When Would an Extraction Be Necessary?
- Tooth extraction may be necessary in the following cases:
A tooth may have to be extracted when it has been seriously affected by a cavity. In the worst case, we would try to save it using root canal therapy by getting rid of the infected pulp. If the treatment doesn’t prove useful in restoring the tooth, it will have to be extracted.
- When a tooth undergoes damage due to external trauma, it may suffer minor cracks, chipping, fracture, or even break off at the gum line. It is best to have it extracted to prevent the tooth from causing a lot of pain and leading to oral infections.
How Is the Extraction Carried out?
When you visit our practice to get a dental extraction, we will start with an initial screening of the oral cavity. The tooth tobe extracted will be cleaned to get rid of microbes and prevent them from entering the site of extraction. Local anesthesia will be administered to numb the soft tissues of the mouth, teeth, and jawbone.
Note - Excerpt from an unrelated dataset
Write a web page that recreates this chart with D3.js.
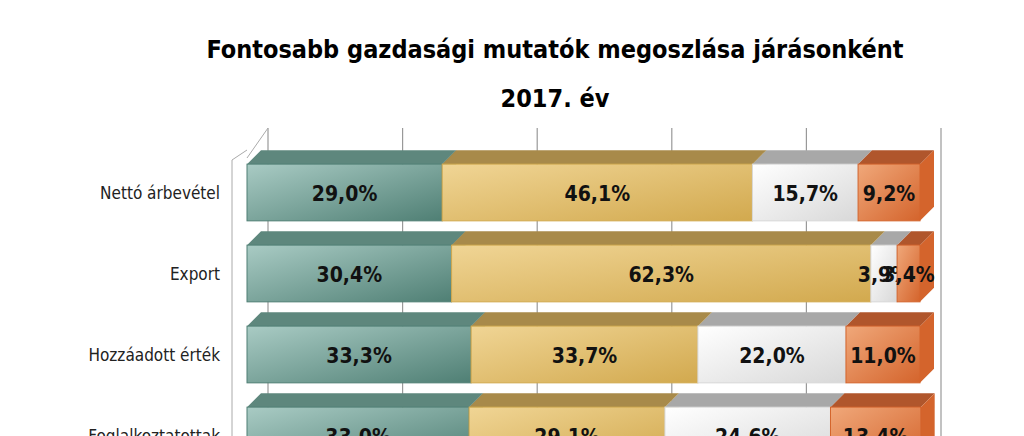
<!DOCTYPE html><html><head><meta charset="utf-8"><script src="https://d3js.org/d3.v7.min.js"></script>
<style>body{margin:0;background:#fff}</style></head><body><svg id="c" width="1024" height="436"></svg><script>
const categories=["Nettó árbevétel","Export","Hozzáadott érték","Foglalkoztatottak"];
const seriesA=[29.0,30.4,33.3,33.0];
const seriesB=[46.1,62.3,33.7,29.1];
const seriesC=[15.7,3.9,22.0,24.6];
const seriesD=[9.2,3.4,11.0,13.4];
const ticks=[0,20,40,60,80,100];
const series=[seriesA,seriesB,seriesC,seriesD];
const cols=[["#a9cbc4","#4f7f74","#5e877d"],["#f0d595","#d2a94e","#a88a4a"],["#ffffff","#d8d8d8","#a8a8a8"],["#f0a87a","#d4642c","#b0562c"]];
const svg=d3.select("#c");
const defs=svg.append("defs");
cols.forEach((c,i)=>{const g=defs.append("linearGradient").attr("id","g"+i).attr("x1",0).attr("y1",0).attr("x2",1).attr("y2",1);
g.append("stop").attr("offset","0").attr("stop-color",c[0]);g.append("stop").attr("offset","1").attr("stop-color",c[1]);});
const x=d3.scaleLinear().domain([0,100]).range([247,920]);
const y=d3.scaleBand().domain(categories).range([152,476]).paddingInner(0.3).paddingOuter(0.15);
const dx=14,dy=-14;
const fnt="'DejaVu Sans Condensed','DejaVu Sans',sans-serif";
svg.append("text").attr("x",555).attr("y",58).attr("text-anchor","middle").attr("font-family",fnt).attr("font-weight","bold").attr("font-size",25).text("Fontosabb gazdasági mutatók megoszlása járásonként");
svg.append("text").attr("x",555).attr("y",107).attr("text-anchor","middle").attr("font-family",fnt).attr("font-weight","bold").attr("font-size",25).text("2017. év");
ticks.forEach(t=>svg.append("line").attr("x1",x(t)+21).attr("x2",x(t)+21).attr("y1",128).attr("y2",436).attr("stroke","#999").attr("stroke-width",1.2));
svg.append("line").attr("x1",x(0)).attr("y1",158).attr("x2",x(0)+21).attr("y2",128).attr("stroke","#aaa");
svg.append("line").attr("x1",232).attr("y1",160).attr("x2",232).attr("y2",436).attr("stroke","#aaa");
svg.append("line").attr("x1",232).attr("y1",160).attr("x2",247).attr("y2",150).attr("stroke","#aaa");
categories.forEach((cat,r)=>{
 let cum=0;const y0=y(cat),h=y.bandwidth();
 svg.append("text").attr("x",220).attr("y",y0+h/2+6).attr("text-anchor","end").attr("font-family",fnt).attr("font-size",17).attr("fill","#222").text(cat);
 series.forEach((s,i)=>{const v=s[r],a=x(cum),b=x(cum+v);cum+=v;const g=svg.append("g");
  g.append("path").attr("d",`M${a},${y0}L${a+dx},${y0+dy}L${b+dx},${y0+dy}L${b},${y0}Z`).attr("fill",cols[i][2]);
  g.append("path").attr("d",`M${b},${y0}L${b+dx},${y0+dy}L${b+dx},${y0+h+dy}L${b},${y0+h}Z`).attr("fill",cols[i][1]);
  g.append("rect").attr("x",a).attr("y",y0).attr("width",b-a).attr("height",h).attr("fill",`url(#g${i})`).attr("stroke",cols[i][1]).attr("stroke-width",1);
  g.append("text").attr("x",(a+b)/2).attr("y",y0+h/2+8).attr("text-anchor","middle").attr("font-family",fnt).attr("font-weight","bold").attr("font-size",21).attr("fill","#111").text(v.toFixed(1).replace(".",",")+"%");
 });
});
</script></body></html>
This prevents any pain and discomfort during the extraction.
Once the anesthesia takes effect, the tooth will be gripped using forceps and shaken lightly to loosen it from the socket. Next, it will be pulled out of the socket in its entirety in one swift motion. The patient would just feel a slight sensation of pressure and no pain at all. You will be asked to bite into a piece of gauze to control the bleeding and to promote the formation of a clot.
For the next few days after an extraction, avoid consuming foods that are too hot, cold, or spicy. Also, take extra care not to dislodge the clot while brushing your teeth, which otherwise could cause more bleeding. Once the wound heals, we can go ahead with planning the restoration procedure.